ViPlan: A Benchmark for Visual Planning with Symbolic Predicates and Vision-Language Models
Matteo Merler, Nicola Dainese, Minttu Alakuijala, Giovanni Bonetta, Pietro Ferrazzi, Yu Tian, Bernardo Magnini, Pekka Marttinen
2025-05-20
Summary
This paper talks about ViPlan, a new test that compares how well different AI systems can plan actions based on what they see in images, using either step-by-step logic or just suggesting actions directly.
What's the problem?
The problem is that it's not clear which approach works better when AI needs to understand and act in visual situations, especially when it comes to making sure the actions match what’s actually happening in the images.
What's the solution?
To figure this out, the researchers created ViPlan, a benchmark that lets them test and compare symbolic planning, which uses logical rules, with vision-language models that generate actions directly.
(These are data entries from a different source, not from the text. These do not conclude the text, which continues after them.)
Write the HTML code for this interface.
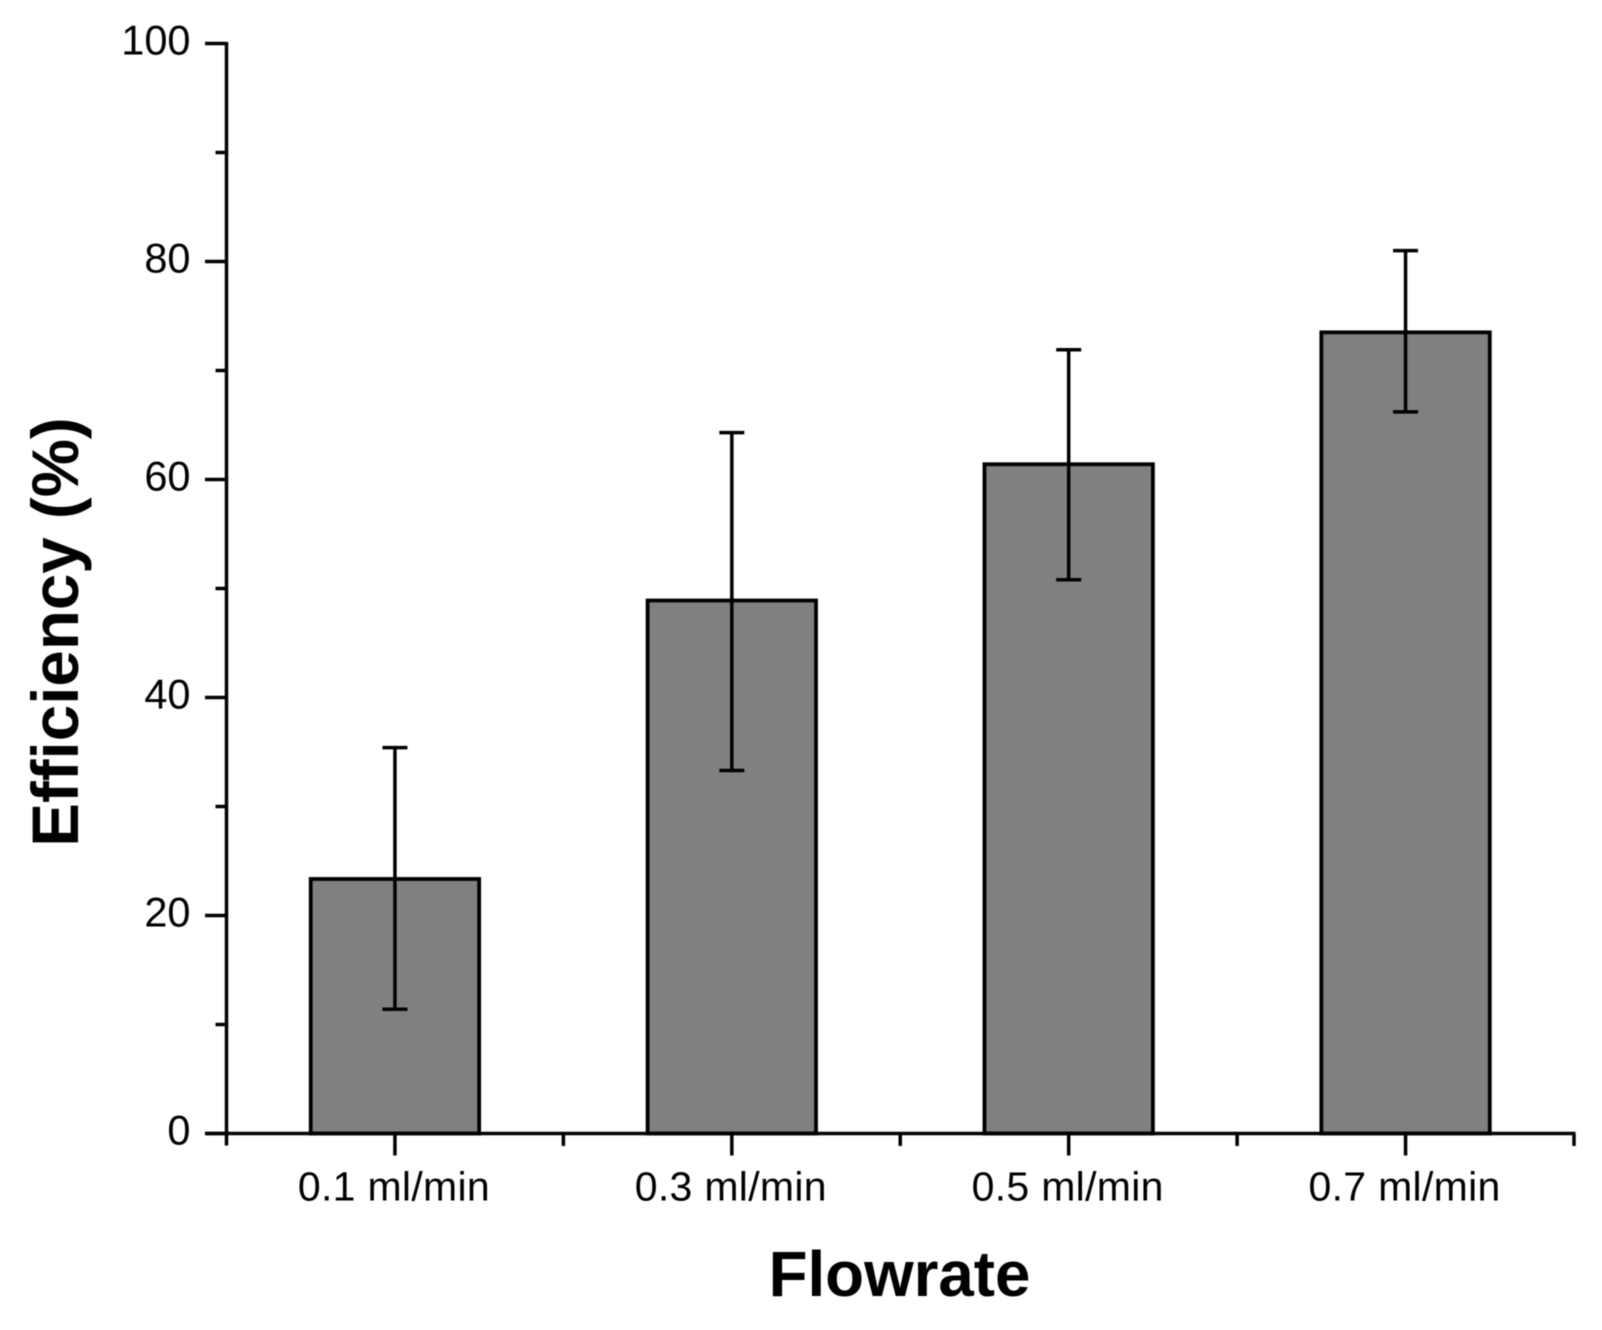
<!DOCTYPE html>
<html lang="en">
<head>
<meta charset="utf-8">
<title>Efficiency vs Flowrate</title>
<style>
html,body{margin:0;padding:0;background:#fff;}
body{width:1602px;height:1330px;overflow:hidden;}
svg{display:block;font-family:"Liberation Sans",Arial,sans-serif;filter:blur(0.4px);}
</style>
</head>
<body>
<svg id="chart" xmlns="http://www.w3.org/2000/svg" width="1602" height="1330" viewBox="0 0 1602 1330"></svg>
<script>
// Chart data
const categories = ['0.1 ml/min', '0.3 ml/min', '0.5 ml/min', '0.7 ml/min'];
const efficiency = [23.35, 48.9, 61.4, 73.5];
const errorUpper = [35.4, 64.3, 71.9, 81.0];
const errorLower = [11.4, 33.3, 50.8, 66.2];
const yMajorTicks = [0, 20, 40, 60, 80, 100];
const yMinorTicks = [10, 30, 50, 70, 90];

const NS = 'http://www.w3.org/2000/svg';
const svg = document.getElementById('chart');
const plot = { left: 226.5, right: 1574, top: 43.5, bottom: 1133.5 };
const yMin = 0, yMax = 100;
const lineWidth = 3.5;

function yScale(v) {
  return plot.bottom - (v - yMin) / (yMax - yMin) * (plot.bottom - plot.top);
}
function bandWidth() {
  return (plot.right - plot.left) / categories.length;
}
function xScale(i) {
  return plot.left + bandWidth() * (i + 0.5);
}
function make(tag, attrs) {
  const el = document.createElementNS(NS, tag);
  for (const k in attrs) el.setAttribute(k, attrs[k]);
  return el;
}
function line(x1, y1, x2, y2, w) {
  return make('line', { x1: x1, y1: y1, x2: x2, y2: y2, stroke: '#000', 'stroke-width': w });
}

// Bars
categories.forEach(function (c, i) {
  const w = bandWidth() / 2;
  const y = yScale(efficiency[i]);
  const bar = make('rect', { x: xScale(i) - w / 2, y: y, width: w, height: plot.bottom - y, fill: '#808080', stroke: '#000', 'stroke-width': 3.8 });
  
  
  svg.appendChild(bar);
});

// Error bars
categories.forEach(function (c, i) {
  const x = xScale(i);
  const g = make('g', {});
  
  
  g.appendChild(line(x, yScale(errorUpper[i]), x, yScale(errorLower[i]), lineWidth));
  g.appendChild(line(x - 12.5, yScale(errorUpper[i]), x + 12.5, yScale(errorUpper[i]), lineWidth));
  g.appendChild(line(x - 12.5, yScale(errorLower[i]), x + 12.5, yScale(errorLower[i]), lineWidth));
  svg.appendChild(g);
});

// Y axis
const yAxis = make('g', {});


yAxis.appendChild(line(plot.left, plot.top - 1.5, plot.left, plot.bottom + 12, lineWidth));
yMajorTicks.forEach(function (t) {
  const y = yScale(t);
  const tick = line(205, y, plot.left, y, lineWidth);
  
  
  yAxis.appendChild(tick);
  const label = make('text', { x: 190.5, y: y + 11, 'text-anchor': 'end', 'font-size': 41.5, fill: '#000' });
  
  
  label.textContent = String(t);
  yAxis.appendChild(label);
});
yMinorTicks.forEach(function (t) {
  const y = yScale(t);
  const tick = line(215.5, y, plot.left, y, lineWidth);
  
  
  yAxis.appendChild(tick);
});
svg.appendChild(yAxis);

// X axis
const xAxis = make('g', {});


xAxis.appendChild(line(205, plot.bottom, plot.right + 1.5, plot.bottom, lineWidth));
categories.forEach(function (c, i) {
  const x = xScale(i);
  const tick = line(x, plot.bottom, x, plot.bottom + 22, lineWidth);
  
  
  xAxis.appendChild(tick);
  const label = make('text', { x: x - 1, y: 1200.5, 'text-anchor': 'middle', 'font-size': 41, 'letter-spacing': 0.3, fill: '#000' });
  
  
  label.textContent = c;
  xAxis.appendChild(label);
});
for (let i = 1; i <= categories.length; i++) {
  const x = plot.left + bandWidth() * i;
  const tick = line(x, plot.bottom, x, plot.bottom + 12.5, lineWidth);
  
  
  xAxis.appendChild(tick);
}
svg.appendChild(xAxis);

// Axis titles
const xTitle = make('text', { x: 899.5, y: 1296, 'text-anchor': 'middle', 'font-size': 63.7, 'font-weight': 'bold', fill: '#000' });


xTitle.textContent = 'Flowrate';
svg.appendChild(xTitle);

const yTitle = make('text', { transform: 'translate(78 632) rotate(-90)', 'text-anchor': 'middle', 'font-size': 65.5, 'font-weight': 'bold', fill: '#000' });


yTitle.textContent = 'Efficiency (%)';
svg.appendChild(yTitle);
</script>
</body>
</html>
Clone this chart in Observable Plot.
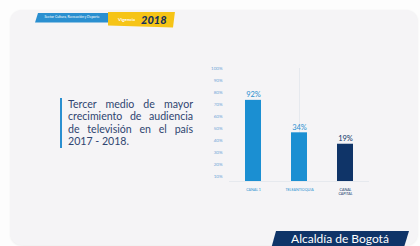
<!DOCTYPE html>
<html>
<head>
<meta charset="utf-8">
<script src="https://cdn.jsdelivr.net/npm/d3@7"></script>
<script src="https://cdn.jsdelivr.net/npm/@observablehq/plot@0.6"></script>
<style>
  html, body { margin: 0; padding: 0; background: #fdfdfd; }
  #wrap { position: relative; width: 420px; height: 246px; overflow: hidden; background: #fdfdfd; font-family: Lato, "Open Sans", sans-serif; }
  #card { position: absolute; left: 10px; top: 9.5px; width: 408px; height: 235px; background: #f5f4f6; border-radius: 12px; box-shadow: 0 0.5px 2px rgba(0,0,0,0.06); }
  #tagBlue { position: absolute; left: 35px; top: 13px; width: 74px; height: 9.5px; background: #2a8fd0; clip-path: polygon(3px 0, 100% 0, 100% 100%, 0 100%); color: #fff; font-size: 3.4px; line-height: 9.5px; text-align: center; white-space: nowrap; }
  #tagYellow { position: absolute; left: 108px; top: 11.5px; width: 67px; height: 16px; background: #f6c417; clip-path: polygon(0 0, 100% 0, 97% 100%, 0 88%); white-space: nowrap; }
  #tagYellow .v { position: absolute; left: 10px; top: 5px; font-size: 4.5px; color: #fff; font-weight: 700; }
  #tagYellow .y { position: absolute; left: 33px; top: 1px; font-size: 11px; color: #13305c; font-weight: 900; font-style: italic; }
  #text { position: absolute; left: 60px; top: 98px; width: 125px; padding-left: 6px; border-left: 2.5px solid #2a8fd0; color: #2f4470; font-size: 10.6px; line-height: 12.4px; text-align: justify; text-align-last: left; }
  #banner { position: absolute; left: 271px; top: 231px; width: 138px; height: 18px; background: #0f3468; clip-path: polygon(5px 0, 100% 0, 96% 100%, 0 100%); color: #fff; font-size: 12px; line-height: 15px; text-align: center; white-space: nowrap; }
  #chart { position: absolute; left: 0; top: 0; }
</style>
</head>
<body>
<div id="wrap">
  <div id="card"></div>
  <div id="tagBlue">Sector Cultura, Recreación y Deporte</div>
  <div id="tagYellow"><span class="v">Vigencia</span><span class="y">2018</span></div>
  <div id="text">Tercer medio de mayor crecimiento de audiencia de televisión en el país 2017 - 2018.</div>
  <div id="chart"></div>
  <div id="banner">Alcaldía de Bogotá</div>
</div>
<script>
// Categories, labelled shares, and bar heights as drawn against the chart's axis
const categories = ["CANAL 1", "TELEANTIOQUIA", "CANAL\nCAPITAL"];
const shareLabels = ["92%", "34%", "19%"];
const barHeights = [73.5, 46.5, 37];
const barColors = ["#1b8fd2", "#1b8fd2", "#0f3468"];
const labelColors = ["#2a8fd0", "#2a8fd0", "#0f3468"];
const yTicks = [10, 20, 30, 40, 50, 60, 70, 80, 90, 100];
const yBase = 6;

const data = categories.map((c, i) => ({
  cat: c, h: barHeights[i], label: shareLabels[i], color: barColors[i], lc: labelColors[i], bold: i === 2
}));

const chart = Plot.plot({
  width: 420,
  height: 246,
  marginLeft: 229,
  marginRight: 51,
  marginTop: 68,
  marginBottom: 65,
  style: { background: "transparent", fontFamily: "Lato, 'Open Sans', sans-serif", fontSize: "4.5px", color: "#6fa6d6" },
  x: { domain: categories, paddingInner: 0.645, paddingOuter: 0.328, axis: null },
  y: { domain: [yBase, 100], ticks: yTicks, tickFormat: d => d + "%", tickSize: 0, tickPadding: 7, label: null },
  marks: [
    Plot.ruleX([0], { frameAnchor: "left", x: null, stroke: "#e2e6ec", strokeWidth: 0.8 }),
    Plot.ruleY([yBase], { stroke: "#e2e6ec", strokeWidth: 0.8 }),
    Plot.barY(data, { x: "cat", y1: yBase, y2: "h", fill: d => d.color }),
    Plot.text(data, { x: "cat", y: "h", text: "label", dy: -3, lineAnchor: "bottom", fill: d => d.lc, fontSize: 7.5, fontWeight: d => d.bold ? 700 : 400 }),
    Plot.text(data, { x: "cat", text: "cat", frameAnchor: "bottom", dy: 7, lineAnchor: "top", fill: d => d.lc, fontSize: 3.6, fontWeight: d => d.bold ? 700 : 400 })
  ]
});
document.getElementById("chart").appendChild(chart);
</script>
</body>
</html>
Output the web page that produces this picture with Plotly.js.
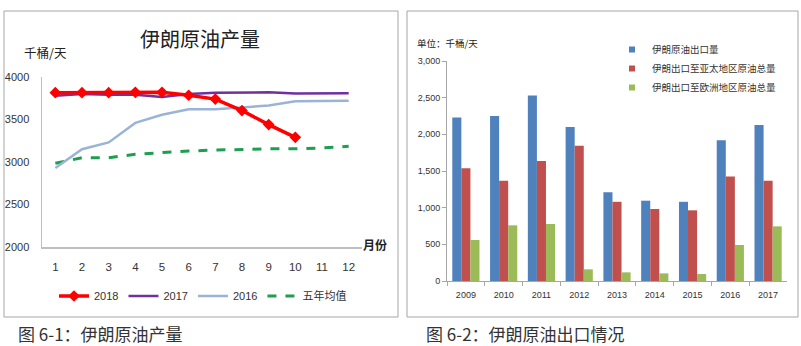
<!DOCTYPE html>
<html>
<head>
<meta charset="utf-8">
<script src="https://cdn.plot.ly/plotly-3.0.1.min.js"></script>
<style>html,body{margin:0;padding:0;background:#fff;overflow:hidden;width:801px;height:346px;}#chart{width:801px;height:346px;overflow:hidden;}</style>
</head>
<body>
<div id="chart"></div>
<script>
// ---- Left chart data: Iran crude production (kb/d) ----
var months = [1,2,3,4,5,6,7,8,9,10,11,12];
var monthLabels = ["1","2","3","4","5","6","7","8","9","10","11","12"];
var prod2018 = [3815,3815,3815,3820,3820,3785,3740,3605,3440,3290];
var prod2017 = [3780,3800,3790,3790,3765,3800,3815,3820,3820,3805,3810,3810];
var prod2016 = [2930,3150,3230,3460,3555,3620,3620,3645,3665,3715,3720,3720];
var prodAvg5 = [2985,3050,3050,3090,3110,3130,3140,3150,3155,3155,3165,3185];

// ---- Right chart data: Iran crude exports (kb/d) ----
var years = ["2009","2010","2011","2012","2013","2014","2015","2016","2017"];
var exportTotal = [2230,2250,2530,2100,1210,1095,1080,1918,2127];
var exportAsia  = [1536,1368,1636,1845,1080,982,964,1425,1368];
var exportEurope= [559,759,777,159,118,104,95,491,745];
var exportNames = ["伊朗原油出口量","伊朗出口至亚太地区原油总量","伊朗出口至欧洲地区原油总量"];
var exportColors = ["#4F81BD","#C0504D","#9BBB59"];

var W = 801, H = 346;
function px(x){return x/W;}
function py(y){return (H-y)/H;}

var cjk = "Noto Sans CJK SC, sans-serif";
var num = "Liberation Sans Narrow, Liberation Sans, Noto Sans CJK SC, sans-serif";

var traces = [
  {x: months, y: prodAvg5, name: "五年均值", type: "scatter", mode: "lines",
   line: {color: "#1E9E50", width: 3, dash: "dash"}, xaxis: "x", yaxis: "y", legend: "legend", legendrank: 4},
  {x: months, y: prod2016, name: "2016", type: "scatter", mode: "lines",
   line: {color: "#9AB4D6", width: 2.5}, xaxis: "x", yaxis: "y", legend: "legend", legendrank: 3},
  {x: months, y: prod2017, name: "2017", type: "scatter", mode: "lines",
   line: {color: "#7030A0", width: 2.5}, xaxis: "x", yaxis: "y", legend: "legend", legendrank: 2},
  {x: months.slice(0, prod2018.length), y: prod2018, name: "2018", type: "scatter", mode: "lines+markers",
   line: {color: "#FF0000", width: 3.5}, marker: {symbol: "diamond", size: 9, color: "#FF0000"},
   xaxis: "x", yaxis: "y", legend: "legend", legendrank: 1}
];

var exportSeries = [exportTotal, exportAsia, exportEurope];
exportSeries.forEach(function(vals, i){
  traces.push({x: years, y: vals, name: exportNames[i], type: "bar", marker: {color: exportColors[i]},
    xaxis: "x2", yaxis: "y2", showlegend: false, legendgroup: "g" + i});
});
// small square legend keys (as in the reference) for the bar series
exportNames.forEach(function(n, i){
  traces.push({x: [null], y: [null], name: n, type: "scatter", mode: "markers",
    marker: {symbol: "square", size: 6, color: exportColors[i]},
    xaxis: "x2", yaxis: "y2", legend: "legend2", legendgroup: "g" + i, legendrank: i + 1});
});

var layout = {
  width: W, height: H, autosize: false,
  margin: {l: 0, r: 0, t: 0, b: 0},
  paper_bgcolor: "#fff", plot_bgcolor: "rgba(0,0,0,0)",
  font: {family: num, color: "#333", size: 11},
  barmode: "group", bargap: 0.28, bargroupgap: 0,
  xaxis: {domain: [px(42), px(362)], range: [0.5, 12.5], tickvals: months, ticktext: monthLabels,
          showgrid: false, zeroline: false, showline: true, linecolor: "#BFBFBF", linewidth: 1.5,
          ticks: "", ticklabelstandoff: 9, tickfont: {size: 11.5, family: num, color: "#333"}, anchor: "y", fixedrange: true},
  yaxis: {domain: [py(247), py(77)], range: [2000, 4000], tickvals: [2000,2500,3000,3500,4000],
          showgrid: false, zeroline: false, showline: true, linecolor: "#BFBFBF", linewidth: 1.5,
          ticks: "", ticklabelstandoff: 9, tickfont: {size: 11, family: num, color: "#333"}, anchor: "x"},
  xaxis2: {domain: [px(447), px(787)], type: "category", showgrid: false, zeroline: false,
           showline: true, linecolor: "#A6A6A6", linewidth: 1, ticks: "outside", ticklen: 4, tickcolor: "#A6A6A6",
           tickson: "boundaries", tickfont: {size: 9, family: num, color: "#333"}, anchor: "y2", ticklabelstandoff: 5},
  yaxis2: {domain: [py(281), py(61)], range: [0, 3000], tickvals: [0,500,1000,1500,2000,2500,3000], tickformat: ",d",
           showgrid: false, zeroline: false, showline: true, linecolor: "#A6A6A6", linewidth: 1,
           ticks: "outside", ticklen: 4, tickcolor: "#A6A6A6", tickfont: {size: 9, family: num, color: "#333"}, anchor: "x2"},
  legend: {orientation: "h", x: px(203), xanchor: "center", y: py(296), yanchor: "middle",
           font: {size: 11, family: num, color: "#333"}, itemwidth: 30,
           traceorder: "normal", bgcolor: "rgba(0,0,0,0)"},
  legend2: {orientation: "v", x: px(612), xanchor: "left", y: py(35), yanchor: "top",
            font: {size: 9.5, family: cjk, color: "#333"}, itemwidth: 30, tracegroupgap: 0, bgcolor: "rgba(0,0,0,0)"},
  shapes: [
    {type: "rect", xref: "paper", yref: "paper", x0: px(4), x1: px(398), y0: py(317), y1: py(11), line: {color: "#A6A6A6", width: 1}},
    {type: "rect", xref: "paper", yref: "paper", x0: px(407), x1: px(798), y0: py(317), y1: py(11), line: {color: "#A6A6A6", width: 1}}
  ],
  annotations: [
    {text: "伊朗原油产量", xref: "paper", yref: "paper", x: px(200), y: py(38), xanchor: "center", yanchor: "middle",
     showarrow: false, font: {size: 20, family: cjk, color: "#222"}},
    {text: "千桶/天", xref: "paper", yref: "paper", x: px(22), y: py(53), xanchor: "left", yanchor: "middle",
     showarrow: false, font: {size: 12.5, family: cjk, color: "#222"}},
    {text: "<b>月份</b>", xref: "paper", yref: "paper", x: px(361), y: py(244), xanchor: "left", yanchor: "middle",
     showarrow: false, font: {size: 12, family: cjk, color: "#222"}},
    {text: "单位：千桶/天", xref: "paper", yref: "paper", x: px(415), y: py(43), xanchor: "left", yanchor: "middle",
     showarrow: false, font: {size: 9.5, family: cjk, color: "#222"}},
    {text: "图 6-1：伊朗原油产量", xref: "paper", yref: "paper", x: px(16), y: py(333), xanchor: "left", yanchor: "middle",
     showarrow: false, font: {size: 17, family: cjk, color: "#333"}},
    {text: "图 6-2：伊朗原油出口情况", xref: "paper", yref: "paper", x: px(424), y: py(333), xanchor: "left", yanchor: "middle",
     showarrow: false, font: {size: 17, family: cjk, color: "#333"}}
  ]
};

Plotly.newPlot("chart", traces, layout, {displayModeBar: false, staticPlot: true});
</script>
</body>
</html>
They found that using logical rules, or symbolic planning, is better for tasks that require the AI to really understand what’s in the image.
Why it matters?
This matters because it shows that for certain jobs, especially ones where accuracy in understanding images is important, using logical reasoning can help AI make better decisions, which is useful for robots, self-driving cars, and other technology that needs to see and plan at the same time.
Abstract
ViPlan is an open-source benchmark comparing symbolic planning with Vision-Language Models and direct action proposals in visual domains, finding that symbolic planning excels in tasks requiring accurate image grounding.